Even some of the legitimate contests have been plagued with ethical issues. Though most magazines aren’t trying to scam your money, judging has been criticized as unfair. So the Council of Literary Magazines and Presses developed a code of ethics for literary contests. Look for member magazines or for contests that follow this code, or where the judges are announced in advance and are known writers. Also consider the cost of the contest (free contests often are after your money once you are ‘awarded a prize,’ but relatively small reading fees are normal for contests). When weighing the cost, consider what your contest fee buys: a copy of the winning book or a past winner? a subscription to the magazine? Consider the prestige of the contest and the final product that is produced. If you wouldn’t want to be in the anthology or magazine, or if you wouldn’t want your book to look like the others the contest has produced, then it’s not worth entering. Consider the distribution of the product. Are their books or magazines readily available?

Search the web to see if others have had a good or bad experience with a contest, but remember the shady ones are good at changing their name frequently! Search on their website or submission information as well as their name. Often that isn’t changed. If the same website is used for 10 different contests, there’s a good chance it isn’t legit.

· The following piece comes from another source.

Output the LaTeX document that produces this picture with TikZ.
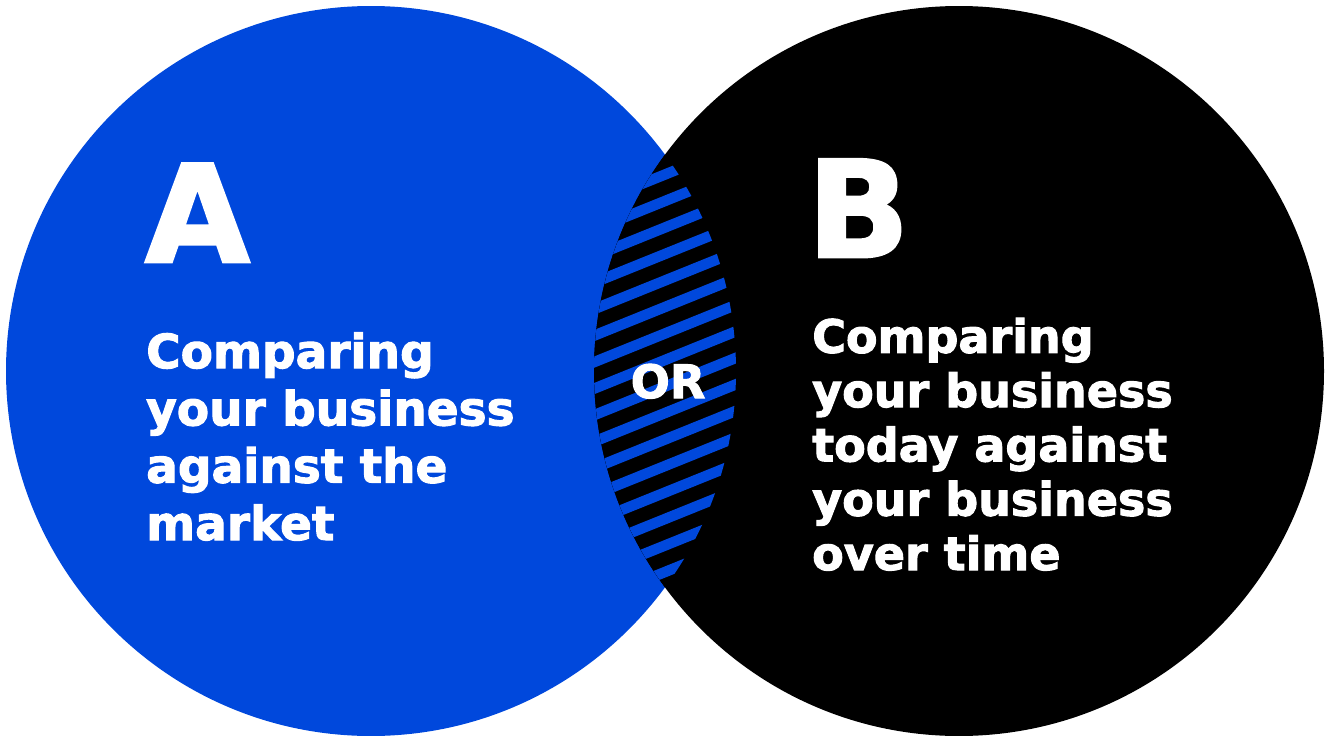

I have a love/hate relationship with all contests. They are part of what makes poetry publishing possible in the United States, and they can legitimately bring new poets broader recognition. I wish, though, that more people bought poetry and we didn’t have to rely on contests to subsidize the poetry industry. That’s wishful thinking, though, and as I said in my last post, the idea of poetry competitions has been around for a long time. Just be careful when you tread in those waters!